Professional Use Cases
- Construction and fabrication: Converting decimal measurements to fractional inches.
- Finance and rates: Presenting ratios exactly when explaining allocations.
- Science labs: Normalizing proportions and dilutions in report tables.
- Data reporting: Converting percentages to fractions for educational demonstrations.
- Software logic validation: Comparing rational forms against floating-point outputs.
Manual Verification Method (Fast)
If you want to verify calculator output in under a minute, use this sequence:
- Convert decimal to integer over power of 10.
- Compute GCD quickly by repeated division or Euclidean algorithm.
- Reduce numerator and denominator.
- If numerator is larger than denominator, extract whole part for mixed number.
- Convert final fraction back to decimal to confirm equivalence.
Example check for 2.375:
- 2.375 = 2375/1000
- GCD(2375,1000)=125
- 2375/1000 = 19/8
- Mixed form = 2 3/8
- 2 + 3/8 = 2.375 confirmed
Frequently Asked Questions
Can every decimal become a fraction?
Every terminating decimal can be written exactly as a fraction with denominator 10, 100, 1000, and so on, then simplified.

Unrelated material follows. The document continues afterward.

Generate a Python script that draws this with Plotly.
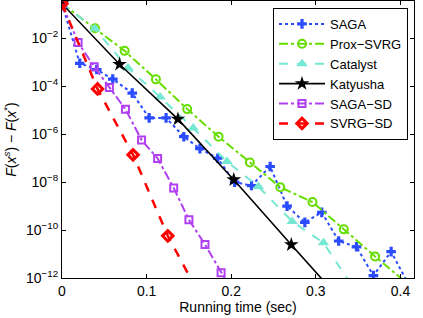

Repeating decimals also become fractions, but require recurring-decimal algebra steps.
Why does the simplest fraction matter if decimals are easier to read?
The simplest fraction makes ratios explicit and avoids hidden rounding. It is often preferred in proofs, symbolic manipulation, and teaching equivalence.
Should I use improper or mixed output?
Use improper fractions in equations and operations. Use mixed numbers for communication to non-technical audiences or measurement contexts.
Final Takeaway
A high-quality fraction simplifier calculator for decimals should do four things well: accept flexible input formats, simplify accurately with GCD logic, return clear output forms, and provide visual feedback. When used intentionally, it strengthens conceptual math understanding and improves speed and accuracy in day-to-day quantitative work. Whether you are a student, teacher, engineer, analyst, or parent, this workflow turns messy numeric input into clean, reliable ratios you can trust.